Dunkin’ Donuts has pulled an online advertisement featuring Rachael Ray after complaints that a fringed black-and-white scarf the celebrity chef wore in the ad offers symbolic support for Muslim extremism and terrorism.
The coffee and baked-goods chain said the ad that began appearing online May 7 was pulled over the weekend because “the possibility of misperception detracted from its original intention to promote our iced coffee.”
In the ad, Ray holds an iced coffee while standing in front of trees with pink blossoms.
Critics who fueled online complaints about the ad in blogs, including conservative commentator Michelle Malkin, said that the scarf wrapped around her looked like a kaffiyeh, the traditional Arab headdress. They say such scarves have come to symbolize Muslim extremism and terrorism.

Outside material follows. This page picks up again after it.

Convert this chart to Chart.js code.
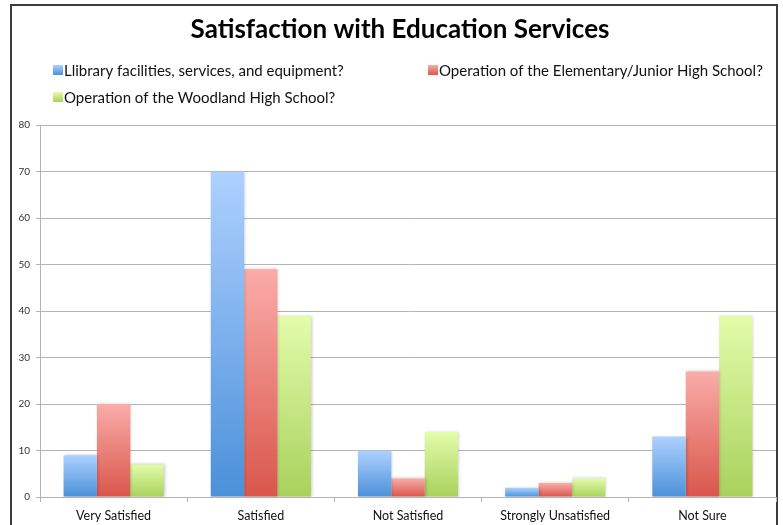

Malkin wrote in a column posted online last Friday that the kaffiyeh “has come to symbolize murderous Palestinian jihad. Popularized by Yasser Arafat and a regular adornment of Muslim terrorists appearing in beheading and hostage-taking videos, the apparel has been mainstreamed by both ignorant (and not-so-ignorant) fashion designers, celebrities, and left-wing icons.”
In a statement released Wednesday, Dunkin’ Brands Inc. said the scarf had a paisley design and was selected by a stylist for the commercial.
“Absolutely no symbolism was intended,” the Canton, Mass.-based company said.
A Dunkin’ spokeswoman said the ad appeared on the chain’s website as well as other commercial sites.
Amahl Bishara, an anthropology lecturer at the University of Chicago who specializes in media matters relating to the Middle East, said criticism about the scarf’s use in the ad showed misunderstandings of Arab culture and the multiple meanings that symbols can take on depending on someone’s perspective.
“I think that a right-wing blogger making an association between a kaffiyeh and terrorism is just an example of how so much of the complexity of Arab culture has been reduced to a very narrow vision of the Arab world on the part of some people in the U.S.,” Bishara said. “Kaffiyehs are worn every day on the street by Palestinians and other people in the Middle East -- by people going to work, going to school, taking care of their families, and just trying to keep warm.”
Although some extremists and terrorists may wear kaffiyehs, “to reduce their meaning to support for terrorism has a tacit racist tone to it,” Bishara said.
Of the decision to pull the ad, Malkin wrote in a posting following up on last week’s column that “it’s refreshing to see an American company show sensitivity to the concerns of Americans opposed to Islamic jihad and its apologists.”
Ray, host of the Food Network television program “30 Minute Meals” as well as a syndicated daytime talk show, began appearing in ads for Dunkin’ Donuts in March 2007. When Dunkin’ announced the partnership, it said Ray would be featured in TV, print, radio and online spots in a campaign running through 2010.